Now they have (perhaps helped along by especially fertile soil?).

This commode is for women only. Its 2,000 square feet of landscape is circled by a fence 2 meters high, or about 6.6 feet. When Yahoo Homes first learned of the project on the designboom website, we suspected it was just an artistic concept, not an existing facility. But the architects assure us, "It is a public facility and anyone may access without any fee for the use at any time."

A unisex handicapped-accessible toilet nearby offers privacy in the form of a much more traditional opaque cube.

Renowned architect Sou Fujimoto took the commission, which reportedly had a budget of 10 million yen, or about $100,000 at today's exchange rates. His firm declined to comment on the budget, but said in an artistic statement sent to Yahoo Homes that we translated from the Japanese: "In a beautiful environment such as this, the question is, How do you not only confine but also open up the space? ...

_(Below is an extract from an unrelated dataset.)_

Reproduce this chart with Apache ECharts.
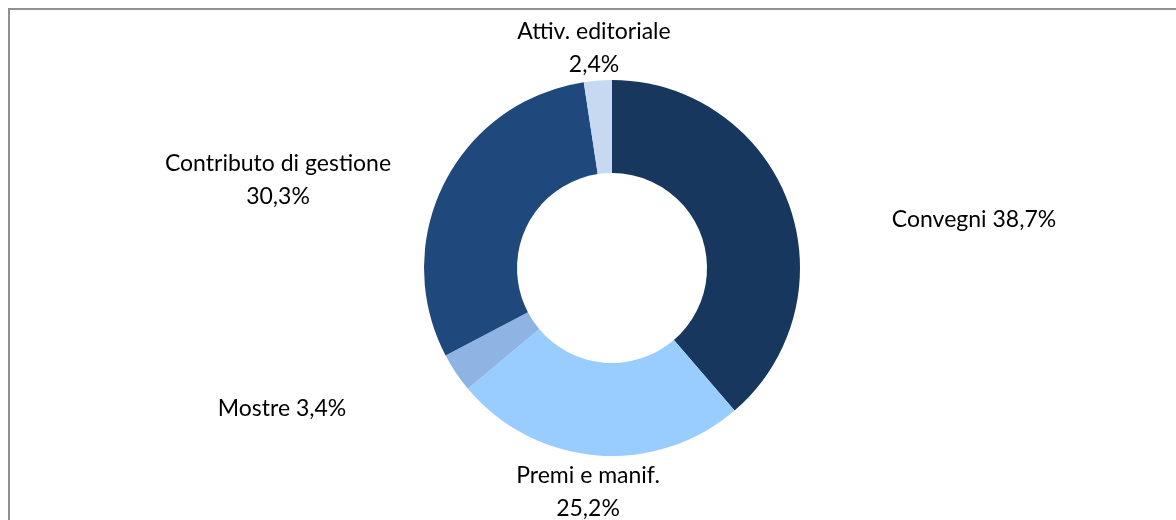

"In this walled-off garden, we placed a glass box toilet. The toilet’s domain is this natural garden, which is closed off from the eyes of the public. It simultaneously maintains and melts away the dichotomy of public and private, the feeling of openness and being protected, inside and outside, natural and constructed, big and small."

But does anyone really use it? For the answer to that, we'll have to take the word of a city official who told the Japan Times:

"The rolls of toilet paper we installed have definitely been steadily decreasing."